Review - The Hateful Eight

The Hateful Eight (2015), R, 167 minutes (187 minutes Roadshow 70mm) - Quentin Tarantino announced this film in late 2013, about a year after he released 2012's Django Unchained.  Shortly thereafter, the script leaked online and he threatened to cancel the film entirely.  Fortunately for those of us who are fans of his work, he changed his mind after hosting a live reading of the script in Los Angeles and by the end of 2014 had begun production on his eighth feature length film.

The Hateful Eight (which is the second western in Tarantino's stable of films) takes place just years after the Civil War on a Wyoming mountain pass leading to Red Rock and finds a colorful bunch of characters holed up at Minnie's Haberdashery while a nasty blizzard blows by.  This bunch includes two bounty hunters - Major Marquis Warren (Samuel L. Jackson) and John 'The Hangman' Ruth (Kurt Russell), their bounties - including Daisy Domergue (Jennifer Jason Leigh), the new Sheriff of Red Rock Chris Mannix (Walton Goggins), the hangman of Red Rock Oswaldo Mobray (Tim Roth), and a couple of other travelers: Joe Gage (Michael Madsen) and General Sandy Smithers (Bruce Dern).  As the stage coach carrying Warren, Ruth, Domergue and Mannix arrives at Minnie's Haberdashery, they are greeted by Bob (Demián Bichir) who claims to be watching over the Haberdashery while Minnie visits family on the other side of the mountain.  Naturally Ruth and Warren are suspicious of the other travelers that they find themselves sharing a roof with.  After all, they're hauling bounties worth a combined $18,000 ($10,000 alone for Daisy Domergue), quite the sum for the time.  Major Warren is also quite familiar with Minnie's Haberdashery and suspects foul play is afoot, causing the middle portion of the film to play out in a Clue-like whodunit murder mystery manner.  As the traveler's begin to feel each other out tempers flare, bullets fly, and extremely colorful verbal barbs are exchanged, just as we have come to expect from a Quentin Tarantino film.

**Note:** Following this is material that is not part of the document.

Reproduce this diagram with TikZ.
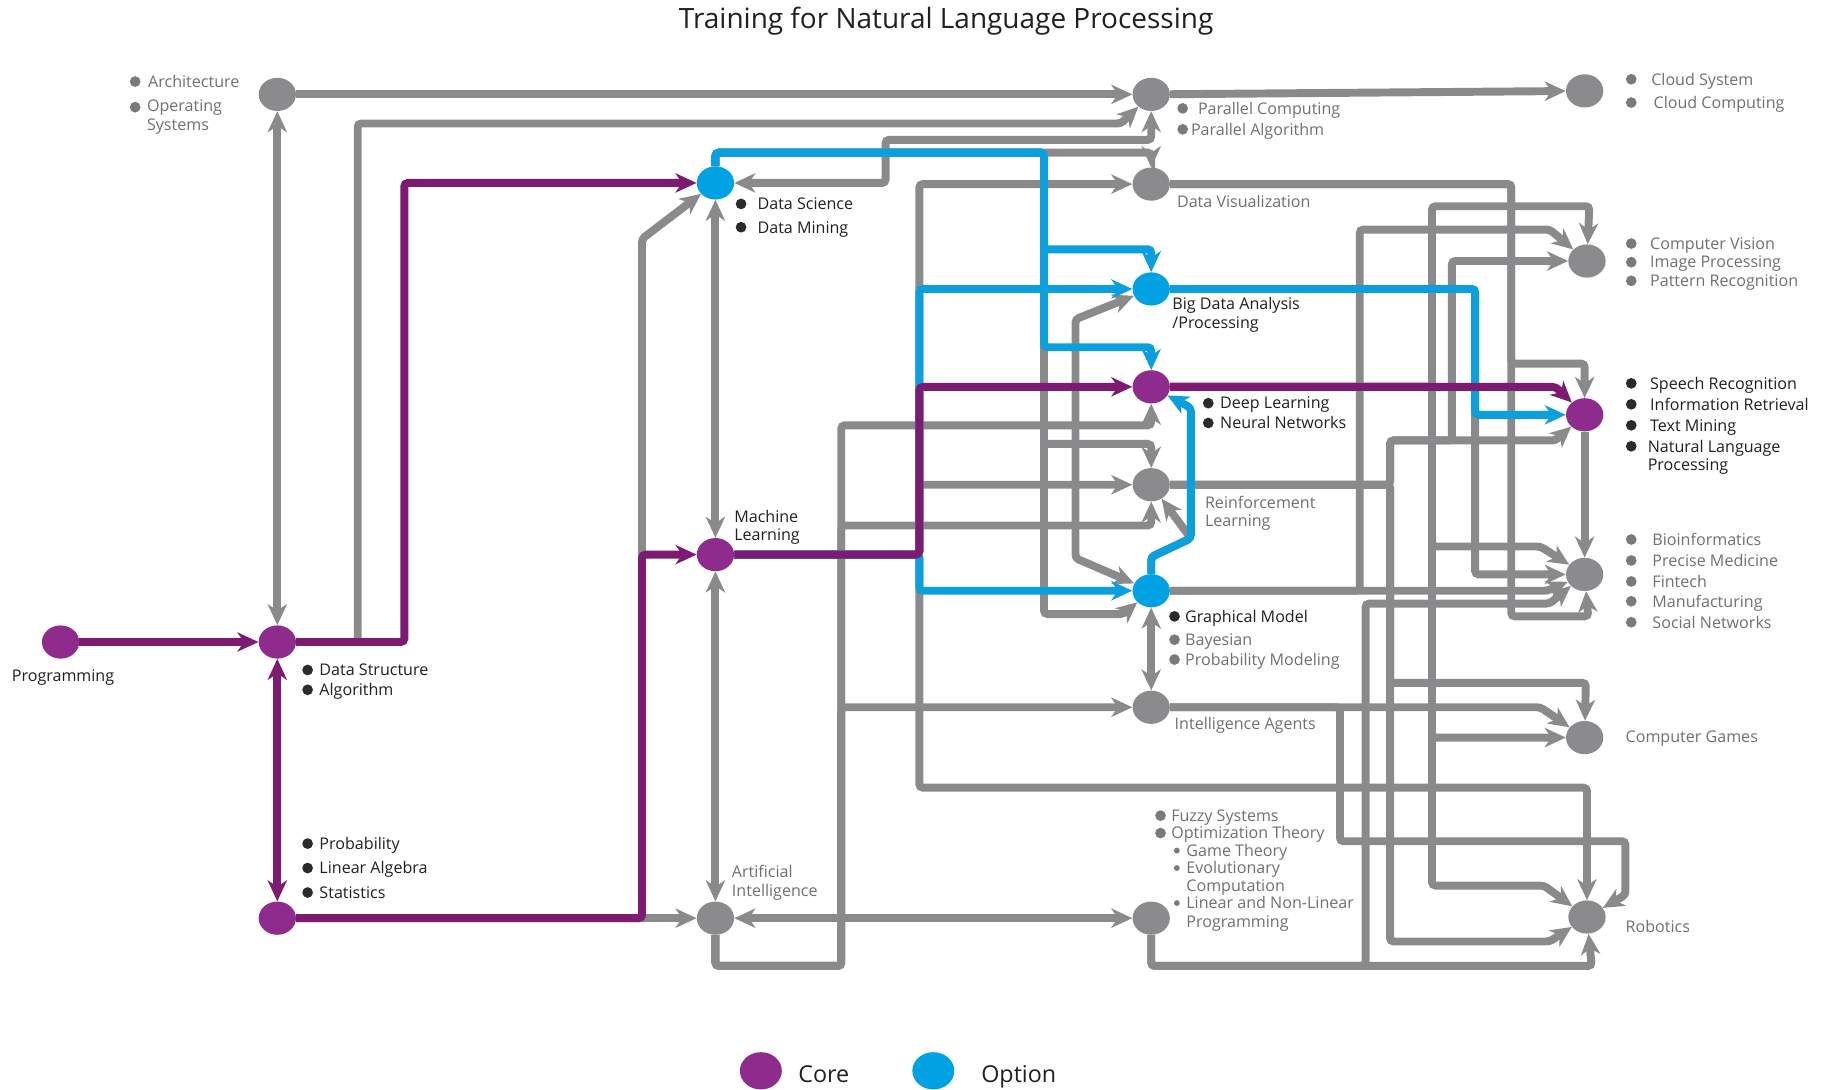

Even though this is his second consecutive western release, Tarantino keeps things unique with The Hateful Eight.  He does implement his familiar chapter presentation, but once everyone arrives at Minnie's the film is relegated to just the one location.  As a result, the film relies heavily on the murder mystery unfolding and the colorful personalities of the characters involved.  The two performances that stand out the most are from Samuel L. Jackson and Walton Goggins.  Major Warren is a complete one-eighty from Jackson's despicable Stephen from Django Unchained, and Goggins' Mannix is the loud-mouth-know-it-all that is obnoxious as hell in real life but quite entertaining on the big screen.  Tarantino veterans Russell, Roth, Madsen, and Dern play their characters expertly, each shining when the story calls for it.  Tarantino newcomer Bichir fits right into the ensemble as though he had worked with the director on a number of other occasions.  We don't know what Daisy Domergue has done to warrant the bounty on her head, but Jennifer Jason Leigh's performance is unhinged enough that one can easily imagine that it was something terrible.  Tarantino himself provides bits of narration beginning in Chapter Four and there's even a Channing Tatum sighting - not someone who would immediately jump to mind when thinking about casting a Quentin Tarantino film.

There are two versions of The Hateful Eight, and both are quite long.  The standard version runs about two hours and forty seven minutes.  The other is presented in select theaters in the 70mm format that Tarantino shot the film in (and clocks in at just over three hours).  There are no theaters in my area that support the 70mm format so I was only able to see the standard version.  I'm a huge Quentin Tarantino fan, but even then The Hateful Eight felt a bit long.  He has always written great dialogue, but I believe that the extremely dialogue-heavy nature of this film caused by the limits of using virtually one location contributes to the slower pace and its feeling as long as it does. That being said, I very much enjoyed The Hateful Eight, as will just about any other Tarantino fan I think.  However, just as with his previous films, if you can't tolerate offensive language or snippets of ultra-violence, then steer clear.  With each film he makes, Quentin Tarantino experiments with new elements, but toning down the language or violence is not one of them.